= Problem requirements =
Wherever "this" appears in a line, list that line.

= Extracted data =

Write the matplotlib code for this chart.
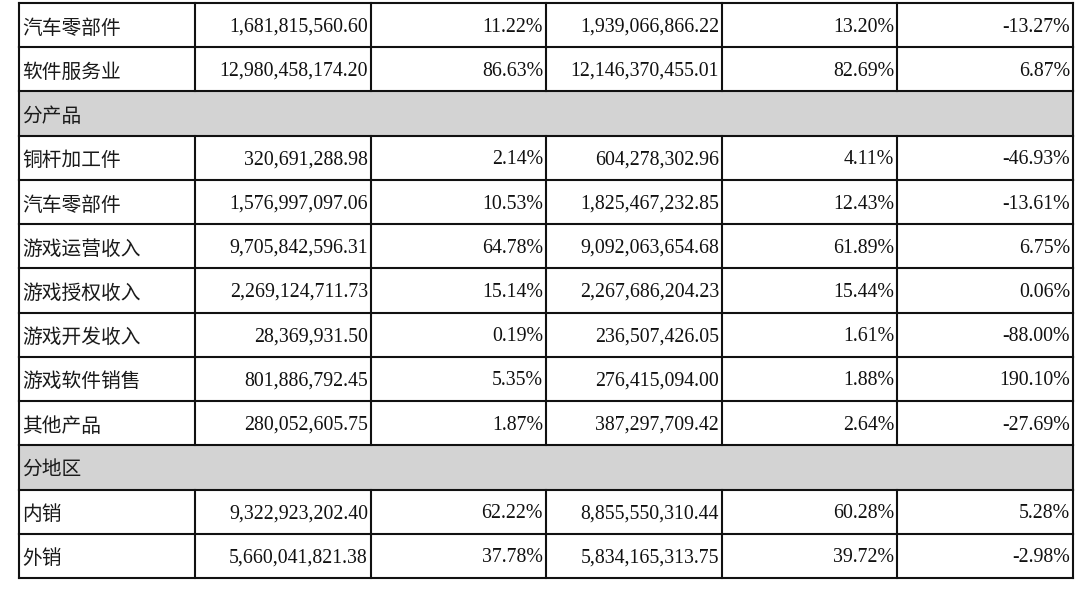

* * *

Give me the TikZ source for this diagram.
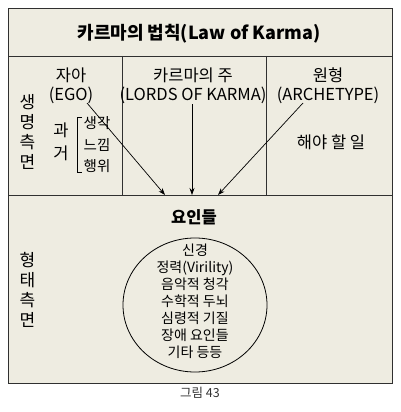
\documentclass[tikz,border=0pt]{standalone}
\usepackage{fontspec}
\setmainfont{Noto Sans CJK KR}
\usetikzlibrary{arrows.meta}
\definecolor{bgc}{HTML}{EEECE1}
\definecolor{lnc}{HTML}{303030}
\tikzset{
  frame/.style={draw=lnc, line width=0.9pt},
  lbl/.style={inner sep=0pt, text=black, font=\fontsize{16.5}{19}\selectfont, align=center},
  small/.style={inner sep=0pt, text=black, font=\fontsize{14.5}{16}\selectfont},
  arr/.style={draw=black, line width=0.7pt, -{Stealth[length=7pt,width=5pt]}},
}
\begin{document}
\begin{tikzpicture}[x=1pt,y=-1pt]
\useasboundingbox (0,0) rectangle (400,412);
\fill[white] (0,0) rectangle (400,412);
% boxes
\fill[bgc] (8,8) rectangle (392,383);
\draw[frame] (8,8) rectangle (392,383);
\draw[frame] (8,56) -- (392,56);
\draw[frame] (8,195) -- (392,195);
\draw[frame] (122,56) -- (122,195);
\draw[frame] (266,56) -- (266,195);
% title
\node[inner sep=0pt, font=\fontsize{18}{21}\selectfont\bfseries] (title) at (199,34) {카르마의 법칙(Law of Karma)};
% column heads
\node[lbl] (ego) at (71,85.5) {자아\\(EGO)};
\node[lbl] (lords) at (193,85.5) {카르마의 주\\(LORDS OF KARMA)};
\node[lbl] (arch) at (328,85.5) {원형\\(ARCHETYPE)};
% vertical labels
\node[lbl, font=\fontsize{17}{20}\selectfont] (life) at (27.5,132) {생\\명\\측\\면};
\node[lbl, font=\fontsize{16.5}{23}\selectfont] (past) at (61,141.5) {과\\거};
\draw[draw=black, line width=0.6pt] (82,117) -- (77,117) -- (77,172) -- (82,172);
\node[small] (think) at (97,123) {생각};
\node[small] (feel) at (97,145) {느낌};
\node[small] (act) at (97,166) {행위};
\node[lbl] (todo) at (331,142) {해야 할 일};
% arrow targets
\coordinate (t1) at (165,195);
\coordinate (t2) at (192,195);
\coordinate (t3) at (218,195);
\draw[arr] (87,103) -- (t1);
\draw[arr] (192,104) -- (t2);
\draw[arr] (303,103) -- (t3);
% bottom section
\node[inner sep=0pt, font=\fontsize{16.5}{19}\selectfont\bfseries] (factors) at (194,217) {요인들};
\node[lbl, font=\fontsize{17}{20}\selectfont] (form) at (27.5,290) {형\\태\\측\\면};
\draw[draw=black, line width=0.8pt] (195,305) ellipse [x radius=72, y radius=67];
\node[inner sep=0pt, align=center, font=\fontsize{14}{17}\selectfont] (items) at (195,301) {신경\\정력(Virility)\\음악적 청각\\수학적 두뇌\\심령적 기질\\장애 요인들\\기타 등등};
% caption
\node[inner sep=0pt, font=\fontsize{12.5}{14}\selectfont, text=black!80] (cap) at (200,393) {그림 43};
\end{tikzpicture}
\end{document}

= Solution =
Write the matplotlib code for this chart.
Give me the TikZ source for this diagram.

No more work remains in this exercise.